By Ed Frankl

Cooling energy prices helped push eurozone inflation lower in June, increasing the likelihood that the European Central Bank will hold rates steady later this month after raising them at its last meeting.

Inflation in the 21-nation currency area fell to 2.8% from 3.2% in May, the first decline since January, the European Union's statistics agency Eurostat said Wednesday. A consensus of economists polled late last week by The Wall Street Journal expected consumer-price growth at 3.0%.

Energy prices were 1.7% cheaper in June than in May, the data showed, as oil prices declined throughout the month after tensions in the Middle East eased. Annual services inflation also cooled, suggesting that recently higher energy costs aren't passing through significantly into other areas of the economy that could push up wages. Core inflation--which strips out more volatile energy and food prices--fell back to 2.4% in June from 2.6% in May.

"Inflation in the eurozone is falling--and falling significantly," Stephanie Schoenwald, an economist at KfW Research said. "Provided the situation in the Middle East remains stable, the peak of the energy-driven price surge is now behind us."
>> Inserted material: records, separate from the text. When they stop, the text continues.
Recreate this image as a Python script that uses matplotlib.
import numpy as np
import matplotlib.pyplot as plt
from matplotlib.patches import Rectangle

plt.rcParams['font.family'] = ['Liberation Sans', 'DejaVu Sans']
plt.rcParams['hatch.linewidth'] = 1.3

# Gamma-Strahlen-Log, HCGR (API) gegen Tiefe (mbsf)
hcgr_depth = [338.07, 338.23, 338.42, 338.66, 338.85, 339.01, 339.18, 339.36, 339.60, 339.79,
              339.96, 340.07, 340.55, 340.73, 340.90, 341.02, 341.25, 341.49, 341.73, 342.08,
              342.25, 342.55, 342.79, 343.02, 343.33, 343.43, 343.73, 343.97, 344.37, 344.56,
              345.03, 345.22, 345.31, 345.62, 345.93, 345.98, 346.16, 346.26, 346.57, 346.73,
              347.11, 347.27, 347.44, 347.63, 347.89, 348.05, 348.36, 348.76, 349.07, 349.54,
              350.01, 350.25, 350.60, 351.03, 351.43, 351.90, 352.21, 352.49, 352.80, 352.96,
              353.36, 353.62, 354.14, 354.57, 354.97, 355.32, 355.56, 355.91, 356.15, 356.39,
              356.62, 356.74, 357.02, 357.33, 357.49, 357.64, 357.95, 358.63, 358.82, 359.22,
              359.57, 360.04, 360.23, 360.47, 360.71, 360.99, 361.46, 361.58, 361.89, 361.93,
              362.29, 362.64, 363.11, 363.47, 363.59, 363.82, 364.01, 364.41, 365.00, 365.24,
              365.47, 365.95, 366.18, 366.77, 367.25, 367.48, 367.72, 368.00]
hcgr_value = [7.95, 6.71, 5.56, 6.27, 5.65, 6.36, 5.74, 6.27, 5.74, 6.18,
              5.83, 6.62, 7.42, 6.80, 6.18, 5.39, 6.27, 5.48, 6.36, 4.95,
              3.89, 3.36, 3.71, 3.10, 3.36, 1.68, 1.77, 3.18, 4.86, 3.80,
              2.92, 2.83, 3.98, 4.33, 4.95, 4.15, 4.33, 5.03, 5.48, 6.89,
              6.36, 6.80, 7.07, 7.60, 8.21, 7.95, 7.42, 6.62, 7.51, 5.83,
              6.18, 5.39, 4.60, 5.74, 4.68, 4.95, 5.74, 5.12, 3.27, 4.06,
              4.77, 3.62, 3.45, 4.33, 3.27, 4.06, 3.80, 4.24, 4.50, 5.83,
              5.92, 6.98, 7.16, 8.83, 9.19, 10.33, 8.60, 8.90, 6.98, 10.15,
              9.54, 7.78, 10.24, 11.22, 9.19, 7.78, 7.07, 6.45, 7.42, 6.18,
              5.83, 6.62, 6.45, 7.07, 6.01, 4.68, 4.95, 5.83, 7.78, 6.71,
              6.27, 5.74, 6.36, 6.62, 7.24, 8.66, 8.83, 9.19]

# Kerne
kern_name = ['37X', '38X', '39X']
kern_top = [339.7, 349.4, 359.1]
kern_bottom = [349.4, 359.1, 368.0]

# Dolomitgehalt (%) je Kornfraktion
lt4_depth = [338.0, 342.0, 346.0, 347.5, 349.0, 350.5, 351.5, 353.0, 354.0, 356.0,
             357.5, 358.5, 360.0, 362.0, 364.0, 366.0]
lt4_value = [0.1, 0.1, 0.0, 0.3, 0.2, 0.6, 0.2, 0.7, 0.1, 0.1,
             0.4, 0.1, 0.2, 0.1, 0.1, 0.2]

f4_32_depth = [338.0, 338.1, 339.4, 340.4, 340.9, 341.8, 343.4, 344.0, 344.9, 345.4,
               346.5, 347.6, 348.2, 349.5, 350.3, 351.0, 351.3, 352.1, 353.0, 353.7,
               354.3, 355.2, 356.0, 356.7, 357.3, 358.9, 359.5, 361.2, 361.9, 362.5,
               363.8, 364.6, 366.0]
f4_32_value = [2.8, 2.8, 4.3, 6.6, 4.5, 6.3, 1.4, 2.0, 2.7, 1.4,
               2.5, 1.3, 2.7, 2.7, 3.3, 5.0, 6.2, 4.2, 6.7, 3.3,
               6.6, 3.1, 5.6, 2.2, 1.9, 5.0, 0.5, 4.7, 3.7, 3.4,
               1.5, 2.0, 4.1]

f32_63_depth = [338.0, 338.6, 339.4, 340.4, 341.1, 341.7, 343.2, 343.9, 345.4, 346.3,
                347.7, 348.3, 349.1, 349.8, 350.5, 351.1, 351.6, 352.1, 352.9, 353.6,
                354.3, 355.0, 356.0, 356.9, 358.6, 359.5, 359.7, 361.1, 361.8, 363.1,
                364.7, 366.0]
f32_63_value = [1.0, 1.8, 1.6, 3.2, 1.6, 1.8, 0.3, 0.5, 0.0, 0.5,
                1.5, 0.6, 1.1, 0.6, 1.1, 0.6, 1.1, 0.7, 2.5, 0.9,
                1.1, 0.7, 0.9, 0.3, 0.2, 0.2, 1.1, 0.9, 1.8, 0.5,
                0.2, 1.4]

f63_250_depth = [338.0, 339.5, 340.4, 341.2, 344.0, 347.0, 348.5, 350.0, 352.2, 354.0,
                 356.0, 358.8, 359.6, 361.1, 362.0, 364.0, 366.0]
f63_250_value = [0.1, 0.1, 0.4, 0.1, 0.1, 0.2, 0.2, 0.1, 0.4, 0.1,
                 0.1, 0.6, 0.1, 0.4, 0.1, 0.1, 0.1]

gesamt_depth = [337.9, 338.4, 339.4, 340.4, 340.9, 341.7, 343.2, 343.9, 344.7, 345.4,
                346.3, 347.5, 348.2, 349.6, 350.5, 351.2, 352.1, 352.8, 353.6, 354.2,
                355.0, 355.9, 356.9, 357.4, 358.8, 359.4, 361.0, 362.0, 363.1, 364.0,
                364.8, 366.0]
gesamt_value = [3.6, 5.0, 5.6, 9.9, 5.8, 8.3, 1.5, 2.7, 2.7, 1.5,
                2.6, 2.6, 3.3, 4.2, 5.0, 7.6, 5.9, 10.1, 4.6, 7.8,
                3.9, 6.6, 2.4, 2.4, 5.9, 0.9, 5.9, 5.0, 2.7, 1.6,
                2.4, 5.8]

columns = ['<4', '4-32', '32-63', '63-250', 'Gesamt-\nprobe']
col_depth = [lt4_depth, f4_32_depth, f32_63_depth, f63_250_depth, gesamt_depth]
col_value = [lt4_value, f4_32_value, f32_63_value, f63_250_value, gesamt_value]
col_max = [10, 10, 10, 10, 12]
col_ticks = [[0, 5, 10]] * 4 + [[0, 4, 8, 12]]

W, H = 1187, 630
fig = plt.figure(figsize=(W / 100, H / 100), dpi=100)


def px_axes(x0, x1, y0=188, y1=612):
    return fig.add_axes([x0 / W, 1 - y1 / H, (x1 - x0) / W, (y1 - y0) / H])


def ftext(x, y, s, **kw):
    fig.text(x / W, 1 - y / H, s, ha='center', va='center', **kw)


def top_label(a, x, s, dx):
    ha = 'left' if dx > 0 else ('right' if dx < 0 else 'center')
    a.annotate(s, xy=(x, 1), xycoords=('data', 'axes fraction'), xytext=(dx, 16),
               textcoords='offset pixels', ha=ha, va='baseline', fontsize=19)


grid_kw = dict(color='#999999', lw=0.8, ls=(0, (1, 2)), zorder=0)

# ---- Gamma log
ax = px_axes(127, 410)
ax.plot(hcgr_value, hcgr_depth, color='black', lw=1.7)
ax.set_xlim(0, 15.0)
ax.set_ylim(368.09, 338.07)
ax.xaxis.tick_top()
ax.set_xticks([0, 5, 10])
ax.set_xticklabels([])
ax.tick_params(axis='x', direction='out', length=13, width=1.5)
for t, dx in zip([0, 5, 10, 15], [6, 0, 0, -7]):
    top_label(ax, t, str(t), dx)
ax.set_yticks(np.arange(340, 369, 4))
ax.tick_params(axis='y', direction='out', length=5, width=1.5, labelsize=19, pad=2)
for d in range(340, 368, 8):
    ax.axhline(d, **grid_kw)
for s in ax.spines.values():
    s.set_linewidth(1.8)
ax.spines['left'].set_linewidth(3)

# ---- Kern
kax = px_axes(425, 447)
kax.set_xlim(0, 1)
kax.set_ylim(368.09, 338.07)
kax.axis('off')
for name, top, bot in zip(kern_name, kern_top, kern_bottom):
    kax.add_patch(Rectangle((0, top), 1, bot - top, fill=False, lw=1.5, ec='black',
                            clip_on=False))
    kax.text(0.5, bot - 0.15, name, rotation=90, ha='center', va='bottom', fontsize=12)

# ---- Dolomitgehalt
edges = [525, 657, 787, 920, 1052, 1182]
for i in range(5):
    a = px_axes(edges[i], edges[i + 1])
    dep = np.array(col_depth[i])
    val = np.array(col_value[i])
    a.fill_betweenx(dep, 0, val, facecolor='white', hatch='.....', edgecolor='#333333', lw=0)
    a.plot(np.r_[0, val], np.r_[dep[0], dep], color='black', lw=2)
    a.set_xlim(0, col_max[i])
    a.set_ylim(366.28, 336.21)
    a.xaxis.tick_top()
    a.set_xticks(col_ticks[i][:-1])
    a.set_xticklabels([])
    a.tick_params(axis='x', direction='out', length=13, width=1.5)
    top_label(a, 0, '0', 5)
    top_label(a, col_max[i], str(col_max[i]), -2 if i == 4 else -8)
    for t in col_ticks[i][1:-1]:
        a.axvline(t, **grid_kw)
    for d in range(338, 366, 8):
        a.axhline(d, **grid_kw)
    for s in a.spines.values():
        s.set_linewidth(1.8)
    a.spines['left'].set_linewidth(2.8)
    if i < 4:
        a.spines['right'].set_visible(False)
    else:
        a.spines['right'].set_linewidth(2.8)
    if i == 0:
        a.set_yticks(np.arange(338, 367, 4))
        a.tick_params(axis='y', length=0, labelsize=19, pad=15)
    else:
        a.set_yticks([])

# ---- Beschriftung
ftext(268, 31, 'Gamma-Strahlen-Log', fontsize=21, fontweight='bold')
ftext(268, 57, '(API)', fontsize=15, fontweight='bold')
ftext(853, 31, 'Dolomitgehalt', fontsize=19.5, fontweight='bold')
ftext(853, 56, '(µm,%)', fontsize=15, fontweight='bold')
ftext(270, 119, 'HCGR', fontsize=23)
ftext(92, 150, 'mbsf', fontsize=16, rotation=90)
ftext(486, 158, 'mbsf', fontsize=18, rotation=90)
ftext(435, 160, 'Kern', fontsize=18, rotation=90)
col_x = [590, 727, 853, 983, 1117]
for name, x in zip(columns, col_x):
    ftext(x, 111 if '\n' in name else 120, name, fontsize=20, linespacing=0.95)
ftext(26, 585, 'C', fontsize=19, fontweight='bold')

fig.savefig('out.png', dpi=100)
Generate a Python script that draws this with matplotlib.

The print suggests the ECB won't rush into another rate hike, allowing policymakers to wait for fresh macroeconomic forecasts at its meeting in September, when the impact of the Iran war on supply infrastructure could become clearer. The bank raised its key rate by a quarter-point to 2.25% in June.

"The data cements the now-consensus view that the ECB will hold fire this month," Claus Vistesen, chief eurozone economist at Pantheon Macroeconomics, said in a note to clients.

"It would take a remarkable rally in oil prices to convince the governing council later this month that the outlook has shifted...sufficiently to justify a hike," he added.

Nevertheless, ECB rate setters have in recent weeks been balancing the discomfort of inflation still above the bank's 2% target alongside signs that the impact of the surge in energy prices is softening. Oil prices in the last week returned to prewar levels, after the tentative deal announced between the U.S. and Iran to halt fighting. Investors still expect at least one more rate hike before the end of the year, according to LSEG data.

At the ECB's forum in Sintra, Portugal, on Monday, President Christine Lagarde reiterated that the bank's rate rise at its meeting last month was based on forecasts that put inflation above target until 2028, rather than a pre-emptive "insurance hike."

However, she contended that the central bank need not now "act with the same force" after the dramatic increases in energy prices in 2022-23 after Russia's full-scale invasion of Ukraine. The ECB eventually raised rates to record highs to try to bring inflation under control.